Hüseyin Su: Komple İnsan Kalmadı
Öykücü Hüseyin Su, Zeytinburnu Kültür ve Sanat Merkezi'nde gerçekleşen Öykümüzün Hikâyesi seminerinde Türk öyküsünün serüvenini anlatıyor.
Hüseyin Su, Aralık seminerinde 20. yy'da Türk öykücülüğünün sınırlarını belirleyen köşe taşlarını anlattı ve dönemin edebiyatçılarının eserlerinde bugünün edebiyatçılarında bulunmayan zengin bir kültürel birikim bulunduğunu söyledi.
Aralık ayı seminerinde, Türk edebiyatında batılılaşma ve modernleşme sürecinin her alanda etkin bir unsur olduğu dönemde gelişen Servet-i Fünun dönemindeki edebiyatçıları anlatan Hüseyin Su; dönemin edebiyatçıları için "komple insanlar" nitelemesinde bulundu.
MEDRESE EĞİTİMLİ EDEBİYATÇILAR
"Ahmet Rasim, Hüseyin Rahmi Gürpınar gibi isimler komple insanlardır.

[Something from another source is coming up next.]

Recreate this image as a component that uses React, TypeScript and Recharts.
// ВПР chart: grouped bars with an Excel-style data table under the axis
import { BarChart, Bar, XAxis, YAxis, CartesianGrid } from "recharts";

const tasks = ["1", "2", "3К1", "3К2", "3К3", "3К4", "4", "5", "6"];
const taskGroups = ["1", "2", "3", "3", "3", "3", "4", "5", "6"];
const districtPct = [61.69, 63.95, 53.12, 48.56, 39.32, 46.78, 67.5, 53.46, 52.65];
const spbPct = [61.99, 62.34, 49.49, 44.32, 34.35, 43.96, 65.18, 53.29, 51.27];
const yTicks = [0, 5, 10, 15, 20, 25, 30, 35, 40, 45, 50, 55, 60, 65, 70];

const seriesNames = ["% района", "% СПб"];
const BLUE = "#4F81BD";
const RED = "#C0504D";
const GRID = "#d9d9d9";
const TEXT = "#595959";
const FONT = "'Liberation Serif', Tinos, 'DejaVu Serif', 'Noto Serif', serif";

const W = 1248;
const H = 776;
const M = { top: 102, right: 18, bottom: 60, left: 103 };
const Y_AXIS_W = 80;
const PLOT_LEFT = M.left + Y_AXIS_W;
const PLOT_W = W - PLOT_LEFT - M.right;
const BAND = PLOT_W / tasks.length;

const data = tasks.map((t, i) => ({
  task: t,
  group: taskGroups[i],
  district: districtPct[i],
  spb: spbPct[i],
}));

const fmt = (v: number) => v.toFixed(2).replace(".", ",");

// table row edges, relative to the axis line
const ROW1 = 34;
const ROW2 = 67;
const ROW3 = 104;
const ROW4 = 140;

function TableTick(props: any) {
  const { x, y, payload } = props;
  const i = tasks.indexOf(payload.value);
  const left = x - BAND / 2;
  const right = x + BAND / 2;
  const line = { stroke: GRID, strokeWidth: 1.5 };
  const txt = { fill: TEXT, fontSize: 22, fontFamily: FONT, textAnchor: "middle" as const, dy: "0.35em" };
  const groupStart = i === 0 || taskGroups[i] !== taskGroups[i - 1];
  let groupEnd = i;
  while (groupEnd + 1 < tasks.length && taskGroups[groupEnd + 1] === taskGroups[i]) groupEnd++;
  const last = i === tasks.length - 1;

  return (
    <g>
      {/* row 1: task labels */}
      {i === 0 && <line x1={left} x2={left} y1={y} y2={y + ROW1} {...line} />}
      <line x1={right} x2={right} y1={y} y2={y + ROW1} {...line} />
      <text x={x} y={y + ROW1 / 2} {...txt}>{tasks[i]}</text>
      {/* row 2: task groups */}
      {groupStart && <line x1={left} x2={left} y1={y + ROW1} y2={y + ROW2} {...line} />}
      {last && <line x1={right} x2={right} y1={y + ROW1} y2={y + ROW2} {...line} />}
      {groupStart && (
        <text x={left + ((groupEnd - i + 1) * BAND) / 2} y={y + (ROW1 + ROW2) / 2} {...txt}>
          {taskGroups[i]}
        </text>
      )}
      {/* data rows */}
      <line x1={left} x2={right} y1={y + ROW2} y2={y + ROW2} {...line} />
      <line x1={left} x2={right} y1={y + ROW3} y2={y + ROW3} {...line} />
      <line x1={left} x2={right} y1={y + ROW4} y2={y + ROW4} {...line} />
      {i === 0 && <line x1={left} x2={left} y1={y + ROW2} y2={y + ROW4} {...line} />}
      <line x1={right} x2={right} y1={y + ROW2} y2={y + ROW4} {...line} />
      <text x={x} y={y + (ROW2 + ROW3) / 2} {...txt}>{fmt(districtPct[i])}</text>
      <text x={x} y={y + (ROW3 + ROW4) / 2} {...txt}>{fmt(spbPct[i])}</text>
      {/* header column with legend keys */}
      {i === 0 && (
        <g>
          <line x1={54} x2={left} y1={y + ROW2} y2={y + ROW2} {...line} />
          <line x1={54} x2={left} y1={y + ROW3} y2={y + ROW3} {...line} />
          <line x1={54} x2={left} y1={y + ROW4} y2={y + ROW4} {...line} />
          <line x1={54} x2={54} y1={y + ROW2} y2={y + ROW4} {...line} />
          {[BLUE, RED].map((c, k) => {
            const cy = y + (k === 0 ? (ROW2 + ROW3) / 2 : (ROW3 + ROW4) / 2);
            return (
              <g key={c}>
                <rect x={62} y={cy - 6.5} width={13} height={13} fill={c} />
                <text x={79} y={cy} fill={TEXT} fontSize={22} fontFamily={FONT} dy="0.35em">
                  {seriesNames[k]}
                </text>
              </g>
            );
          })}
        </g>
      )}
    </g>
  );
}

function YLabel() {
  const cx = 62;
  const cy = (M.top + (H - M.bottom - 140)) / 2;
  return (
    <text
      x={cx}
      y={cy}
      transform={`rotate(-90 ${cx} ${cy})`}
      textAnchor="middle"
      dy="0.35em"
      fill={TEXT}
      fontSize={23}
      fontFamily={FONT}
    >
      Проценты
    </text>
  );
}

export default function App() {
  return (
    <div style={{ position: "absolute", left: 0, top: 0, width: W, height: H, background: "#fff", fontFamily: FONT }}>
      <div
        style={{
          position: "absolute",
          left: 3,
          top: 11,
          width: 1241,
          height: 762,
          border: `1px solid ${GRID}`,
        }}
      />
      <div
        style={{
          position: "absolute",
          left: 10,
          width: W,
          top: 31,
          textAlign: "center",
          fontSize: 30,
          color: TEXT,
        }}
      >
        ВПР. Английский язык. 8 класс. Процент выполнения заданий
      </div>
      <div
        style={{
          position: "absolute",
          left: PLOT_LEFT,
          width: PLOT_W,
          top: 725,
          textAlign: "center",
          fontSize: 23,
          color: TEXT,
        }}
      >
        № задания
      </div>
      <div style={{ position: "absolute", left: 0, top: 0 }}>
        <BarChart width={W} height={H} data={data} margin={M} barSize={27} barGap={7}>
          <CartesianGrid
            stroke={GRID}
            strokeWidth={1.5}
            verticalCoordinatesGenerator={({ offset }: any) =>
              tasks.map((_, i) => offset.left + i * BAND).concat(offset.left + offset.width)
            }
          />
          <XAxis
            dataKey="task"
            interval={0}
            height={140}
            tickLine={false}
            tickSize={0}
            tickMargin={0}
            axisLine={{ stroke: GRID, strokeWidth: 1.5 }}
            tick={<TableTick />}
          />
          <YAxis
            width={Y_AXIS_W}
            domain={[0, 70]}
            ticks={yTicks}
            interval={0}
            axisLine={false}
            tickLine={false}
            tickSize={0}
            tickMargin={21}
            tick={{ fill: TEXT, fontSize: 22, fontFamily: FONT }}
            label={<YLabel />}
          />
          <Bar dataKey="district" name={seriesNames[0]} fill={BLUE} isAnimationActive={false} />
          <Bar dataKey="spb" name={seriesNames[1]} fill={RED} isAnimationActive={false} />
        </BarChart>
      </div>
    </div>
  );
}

Sadece şair, sadece hikâyeci, sadece romancı değiller. Sanatın bütün alanlarında söz söyledikleri eserleri, o günlere dair bugüne kaynaklık edecek zenginliktedir. Sanat onların döneminde bir uzmanlaşma amacı taşımıyor. Bu iyi mi, kötü mü bilemem fakat güzel bir özellik. Bugünün edebiyatçılarına kültürel atmosfer açısından bakınca bunu görmemiz çok zor. Belki onların dönemi böyleydi. Çoğunun medrese eğitimi almış olması, hepsinin bir ilahiyat hocası kadar bilgi sahibi olması (karşı bile olsalar) onları çok zenginleştirmiş."

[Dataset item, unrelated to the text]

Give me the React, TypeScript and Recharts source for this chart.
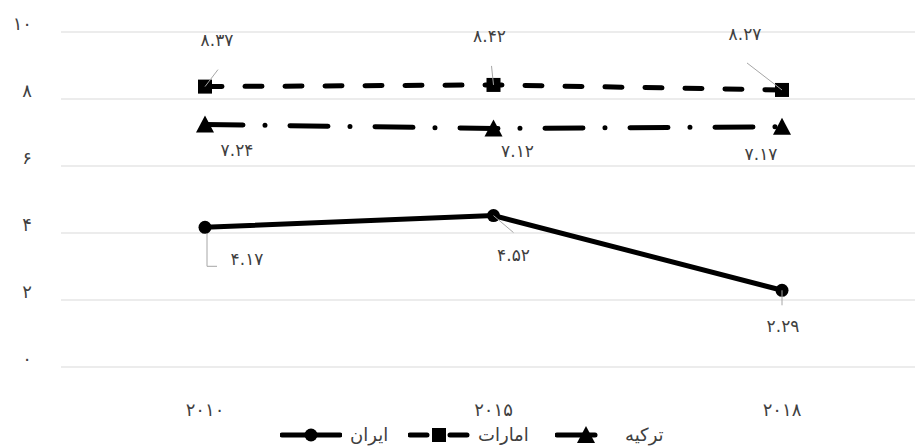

Hüseyin Su, Türk edebiyatında ilk kez bir manifesto yayımlayan edebi hareket olma özelliği taşıyan Fecr-i Ati Topluluğu hakkındaki düşüncelerini dinleyiciye aktardı ve pek bilinmeyen bir gerçeği dile getirdi.
BATI DİLİNE İLK ÇEVRİLEN ROMAN "SERMET"
"Fecr-i Ati, Servet-i Fünuncular'a karşı bir hareket olarak ortaya çıkıyor. İlk kez manifesto yayımlayan bir hareket olmaları yanında ilginç diğer özelliği ise bu manifestoyu Servet-i Fünun Dergisi'nde yayımlamalarıdır. Toplulukta Ahmet Haşim, Emin Bülent, Tahsin Nahit, Celal Sahir, Hamdullah Suphi Tanrıöver, Refik Halit Karay, İzzet Melih Devrim, Yakup Kadri Karaosmanoğlu gibi isimler var. Bu topluluğun en önemli özelliklerinden biri de İzzet Melih Devrim'in Fransız romancı Pierre Loti'nin önsözü ile yayımlanan "Sermet" romanının Türkçe'den Batı diline çevrilmiş ilk Türk romanı olmasıdır."